The first Olympic medalist born after this date

Red Gerard's 2018 Olympic success carries one further distinction: He is also the first athlete born on or after the year 2000 to ever win gold. Think that means he belongs to the Millennial generation? Think again. According to Beresford Research, Gerard's birthdate makes him squarely Gen Z, a term used to describe those born anywhere from 1997 to 2012. This puts Gerard's accomplishment alongside the likes of Billie Eilish, who became the first recording artist born after the year 2000 to earn a Billboard No. 1 album (via CNN).

In 2020, Men's Health talked to Gerard about his generational views on the subjects of competition and training. "When I was 17, I was such a punk-ass, honestly," he said, referring to his 2018 performance. "I really, to be honest, had no clue why the Olympics had so much hype around them." Otherwise, he urged those interested in following his example to pursue a number of athletic pursuits, and among other tips, to forgive themselves for being bad at first. More than anything, Gerard said to stay humble. "Truthfully, I would not give advice to anyone older than me. I look to older guys to give me advice!" he said.

A famous sister

Red Gerard is not the only member of the family to find success. His sister, Tieghan Gerard, is a well-known food and fashion writer and bestselling cookbook author with Half Baked Harvest, a Gerard family business, founded in 2012. With an estimated 3.6 million Instagram followers, a New York Times bestselling cookbook, and another one on the way for 2022, Tieghan Gerard — along with her parents and seven other siblings — took time out to root for her brother back in 2018.

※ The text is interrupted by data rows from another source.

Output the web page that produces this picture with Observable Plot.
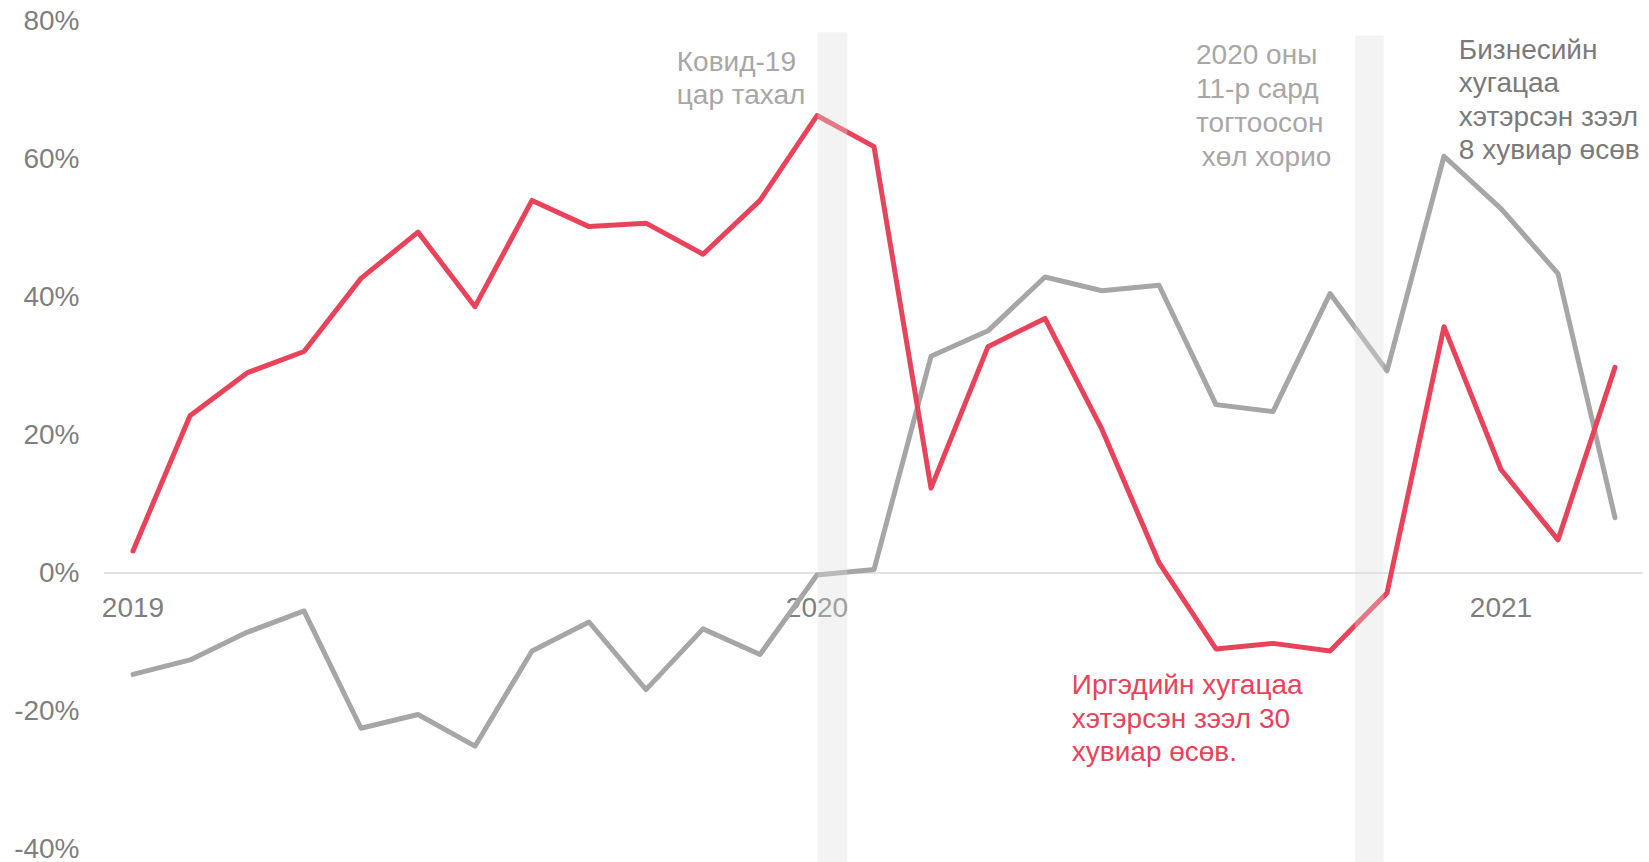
<!DOCTYPE html>
<html>
<head>
<meta charset="utf-8">
<script src="https://cdn.jsdelivr.net/npm/d3@7"></script>
<script src="https://cdn.jsdelivr.net/npm/@observablehq/plot@0.6"></script>
<style>
  html, body { margin: 0; padding: 0; background: #ffffff; }
  #chart svg { display: block; }
</style>
</head>
<body>
<div id="chart"></div>
<script>
// Months (category axis, Jan 2019 – Mar 2021)
const months = [
  "2019-01","2019-02","2019-03","2019-04","2019-05","2019-06","2019-07","2019-08","2019-09","2019-10","2019-11","2019-12",
  "2020-01","2020-02","2020-03","2020-04","2020-05","2020-06","2020-07","2020-08","2020-09","2020-10","2020-11","2020-12",
  "2021-01","2021-02","2021-03"
];
// Individual overdue loans, annual growth (%)
const individual = [3.2, 22.8, 29.0, 32.1, 42.7, 49.4, 38.6, 54.0, 50.2, 50.7, 46.2, 54.0,
  66.3, 61.8, 12.3, 32.8, 36.9, 20.8, 1.5, -11.0, -10.2, -11.3, -2.9, 35.7,
  15.0, 4.8, 29.8];
// Business overdue loans, annual growth (%)
const business = [-14.7, -12.6, -8.6, -5.5, -22.5, -20.5, -25.1, -11.3, -7.1, -16.9, -8.1, -11.8,
  -0.3, 0.5, 31.4, 35.1, 42.9, 40.9, 41.7, 24.4, 23.4, 40.5, 29.3, 60.4,
  52.8, 43.4, 8.0];
// Year tick labels
const yearLabels = ["2019", "2020", "2021"];
const yearMonths = ["2019-01", "2020-01", "2021-01"];
// Y ticks
const yTicks = [-40, -20, 0, 20, 40, 60, 80];
// Shaded event periods (in month-index units)
const bandStart = [12.02, 21.45];
const bandEnd = [12.54, 21.95];
const bandTop = [78.3, 77.8];
// Annotation texts
const annCovid = "Ковид-19\nцар тахал";
const annLockdown = "2020 оны\n11-р сард\nтогтоосон\n\u2009хөл хорио";
const annBusiness = "Бизнесийн\nхугацаа\nхэтэрсэн зээл\n8 хувиар өсөв";
const annIndividual = "Иргэдийн хугацаа\nхэтэрсэн зээл 30\nхувиар өсөв.";

const RED = "#e8435a";
const GREY = "#a6a6a6";
const AXIS = "#7f7f7f";

const idx = m => months.indexOf(m);
const indData = individual.map((v, i) => ({i, v}));
const busData = business.map((v, i) => ({i, v}));
const bands = bandStart.map((s, k) => ({x1: s, x2: bandEnd[k], y2: bandTop[k]}));
const years = yearLabels.map((t, k) => ({i: idx(yearMonths[k]), t}));

const chart = Plot.plot({
  width: 1649,
  height: 862,
  marginLeft: 104,
  marginRight: 6,
  marginTop: 20.5,
  marginBottom: 13.5,
  style: {fontFamily: "'Liberation Sans', Arial, sans-serif", background: "#ffffff", overflow: "visible"},
  x: {type: "linear", domain: [-0.5, months.length - 0.5], axis: null},
  y: {domain: [-40, 80], axis: null},
  marks: [
    Plot.axisY(yTicks, {
      tickSize: 0, tickPadding: 25, fontSize: 28, fill: AXIS,
      tickFormat: d => `${d}%`, label: null
    }),
    Plot.ruleY([0], {stroke: "#d9d9d9", strokeWidth: 1.5}),
    Plot.text(years, {x: "i", y: () => 0, text: "t", dy: 35, fontSize: 28, fill: AXIS}),
    Plot.line(busData, {x: "i", y: "v", stroke: GREY, strokeWidth: 5, strokeLinejoin: "round", strokeLinecap: "round"}),
    Plot.line(indData, {x: "i", y: "v", stroke: RED, strokeWidth: 5, strokeLinejoin: "round", strokeLinecap: "round"}),
    Plot.rect(bands, {x1: "x1", x2: "x2", y1: () => -42, y2: "y2", fill: "#dedede", fillOpacity: 0.35}),
    Plot.text([annCovid], {x: () => 9.54, y: () => 76.2, text: d => d, textAnchor: "start", lineAnchor: "top", lineHeight: 1.18, fontSize: 28, fill: "#aaa6a6"}),
    Plot.text([annLockdown], {x: () => 18.65, y: () => 77.2, text: d => d, textAnchor: "start", lineAnchor: "top", lineHeight: 1.21, fontSize: 28, fill: "#aaa6a6"}),
    Plot.text([annBusiness], {x: () => 23.26, y: () => 78.0, text: d => d, textAnchor: "start", lineAnchor: "top", lineHeight: 1.2, fontSize: 28, fill: "#7a7a7a"}),
    Plot.text([annIndividual], {x: () => 16.47, y: () => -14.1, text: d => d, textAnchor: "start", lineAnchor: "top", lineHeight: 1.2, fontSize: 28, fill: RED})
  ]
});
document.getElementById("chart").appendChild(chart);
</script>
</body>
</html>
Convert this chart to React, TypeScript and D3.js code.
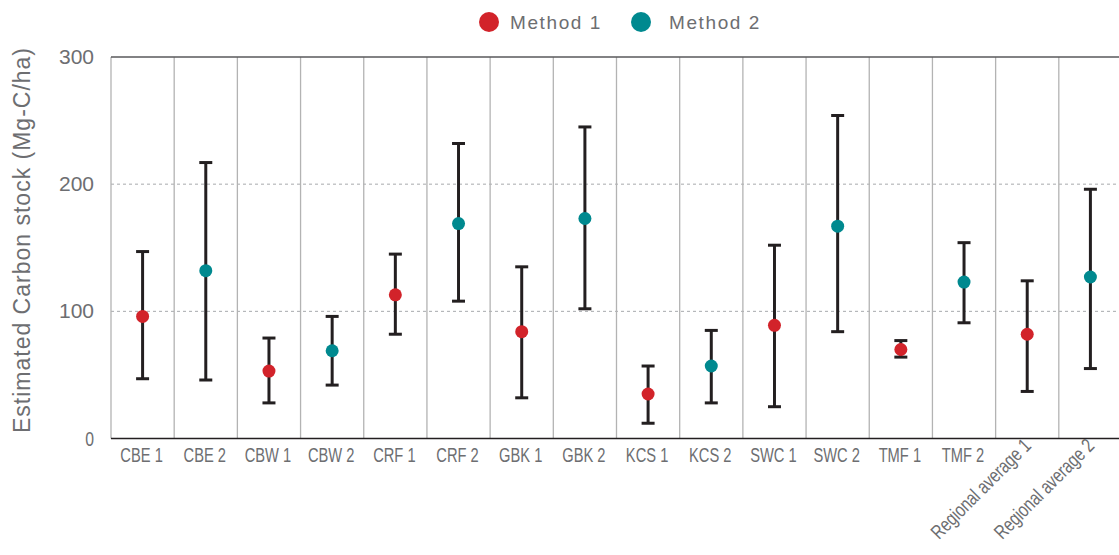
import React, { useEffect, useRef } from "react";
import * as d3 from "d3";

// chart values
const categories = [
  "CBE 1", "CBE 2", "CBW 1", "CBW 2", "CRF 1", "CRF 2", "GBK 1", "GBK 2",
  "KCS 1", "KCS 2", "SWC 1", "SWC 2", "TMF 1", "TMF 2",
  "Regional average 1", "Regional average 2",
];
const methods = [1, 2, 1, 2, 1, 2, 1, 2, 1, 2, 1, 2, 1, 2, 1, 2];
const estimates = [96, 132, 53, 69, 113, 169, 84, 173, 35, 57, 89, 167, 70, 123, 82, 127];
const upper = [147, 217, 79, 96, 145, 232, 135, 245, 57, 85, 152, 254, 77, 154, 124, 196];
const lower = [47, 46, 28, 42, 82, 108, 32, 102, 12, 28, 25, 84, 64, 91, 37, 55];
const yTicks = [0, 100, 200, 300];
const legendLabels = ["Method 1", "Method 2"];

const methodColor = d3.scaleOrdinal<number, string>().domain([1, 2]).range(["#d2232a", "#00898f"]);
const textGray = "#6d6e71";
const plain = "'Liberation Sans', Arial, sans-serif";

const App = () => {
  const svgRef = useRef<SVGSVGElement>(null);

  useEffect(() => {
    const svg = d3.select(svgRef.current);
    svg.selectAll("*").remove();

    const left = 111;
    const right = 1122;
    const top = 57;
    const bottom = 438.5;

    const x = d3.scaleBand<string>().domain(categories).range([left, right]).padding(0);
    const y = d3.scaleLinear().domain([0, 300]).range([bottom, top]);

    const rows = categories.map((c, i) => ({
      cat: c, method: methods[i], est: estimates[i], hi: upper[i], lo: lower[i],
    }));

    // dotted grid lines
    svg.append("g")
      .selectAll("line")
      .data(yTicks.filter((t) => t > 0 && t < 300))
      .join("line")
      .attr("x1", left).attr("x2", right)
      .attr("y1", (d) => y(d)).attr("y2", (d) => y(d))
      .attr("stroke", "#a7a9ac")
      .attr("stroke-width", 1)
      .attr("stroke-dasharray", "3,3");

    // category separators
    svg.append("g")
      .selectAll("line")
      .data(categories)
      .join("line")
      .attr("x1", (d) => x(d)!).attr("x2", (d) => x(d)!)
      .attr("y1", top).attr("y2", bottom)
      .attr("stroke", "#b3b3b3")
      .attr("stroke-width", 1.3);

    // top frame + baseline
    svg.append("line")
      .attr("x1", left).attr("x2", right).attr("y1", y(300)).attr("y2", y(300))
      .attr("stroke", "#58595b").attr("stroke-width", 1.3);
    svg.append("line")
      .attr("x1", left).attr("x2", right).attr("y1", y(0)).attr("y2", y(0))
      .attr("stroke", "#231f20").attr("stroke-width", 1.6);

    // y tick labels (the 0 is set in the condensed face like the category labels)
    svg.append("g")
      .selectAll("text")
      .data(yTicks)
      .join("text")
      .attr("transform", (d) => `translate(94, ${y(d) + 7}) scale(${d === 0 ? 0.75 : 1}, 1)`)
      .attr("text-anchor", "end")
      .style("font-family", plain)
      .style("font-size", "21px")
      .style("fill", textGray)
      .text((d) => d);

    // y axis title
    svg.append("text")
      .attr("transform", `translate(30, 240) rotate(-90)`)
      .attr("text-anchor", "middle")
      .style("font-family", plain)
      .style("font-size", "23px")
      .style("letter-spacing", "1px")
      .style("fill", textGray)
      .text("Estimated Carbon stock (Mg-C/ha)");

    // x labels, squeezed horizontally to mimic the condensed face
    const labels = svg.append("g");
    rows.forEach((d) => {
      const cx = x(d.cat)! + x.bandwidth() / 2;
      if (d.cat.startsWith("Regional")) {
        labels.append("text")
          .attr("transform", `translate(${cx + 5}, 447) rotate(-45) scale(0.76, 1)`)
          .attr("text-anchor", "end")
          .style("font-family", plain)
          .style("font-size", "20px")
          .style("fill", textGray)
          .text(d.cat);
      } else {
        labels.append("text")
          .attr("transform", `translate(${cx - 1}, 462) scale(0.7, 1)`)
          .attr("text-anchor", "middle")
          .style("font-family", plain)
          .style("font-size", "21px")
          .style("fill", textGray)
          .text(d.cat);
      }
    });

    // error bars
    const bars = svg.append("g")
      .selectAll("g")
      .data(rows)
      .join("g")
      .attr("transform", (d) => `translate(${x(d.cat)! + x.bandwidth() / 2},0)`);
    bars.append("line")
      .attr("y1", (d) => y(d.lo)).attr("y2", (d) => y(d.hi))
      .attr("stroke", "#231f20").attr("stroke-width", 3);
    bars.append("line")
      .attr("x1", -6.5).attr("x2", 6.5)
      .attr("y1", (d) => y(d.hi)).attr("y2", (d) => y(d.hi))
      .attr("stroke", "#231f20").attr("stroke-width", 3);
    bars.append("line")
      .attr("x1", -6.5).attr("x2", 6.5)
      .attr("y1", (d) => y(d.lo)).attr("y2", (d) => y(d.lo))
      .attr("stroke", "#231f20").attr("stroke-width", 3);
    bars.append("circle")
      .attr("cy", (d) => y(d.est))
      .attr("r", 6.5)
      .attr("fill", (d) => methodColor(d.method));

    // legend
    const legendX = [489, 641];
    const legend = svg.append("g")
      .selectAll("g")
      .data(legendLabels)
      .join("g")
      .attr("transform", (d, i) => `translate(${legendX[i]},22)`);
    legend.append("circle")
      .attr("r", 10)
      .attr("fill", (d, i) => methodColor(i + 1));
    legend.append("text")
      .attr("x", (d, i) => (i === 0 ? 21 : 28))
      .attr("y", 7)
      .style("font-family", plain)
      .style("font-size", "19px")
      .style("letter-spacing", "1.6px")
      .style("fill", textGray)
      .text((d) => d);
  }, []);

  return (
    <svg
      ref={svgRef}
      width={1119}
      height={555}
      style={{ position: "absolute", left: 0, top: 0, background: "#fff" }}
    />
  );
};

export default App;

"I really didn't care what [position] Red ended up taking," Tieghan recalled to the official Olympics website. "Obviously, first would be amazing, but he had already accomplished what he came there to do. He put down a kick ass run. He did his best. But guys? That kick ass run held the top position all the way through, and Red won gold!" Let's hope Gerard has further reason to cheer for her talented brother when the 2022 Winter Olympic Games start February 4 in Beijing.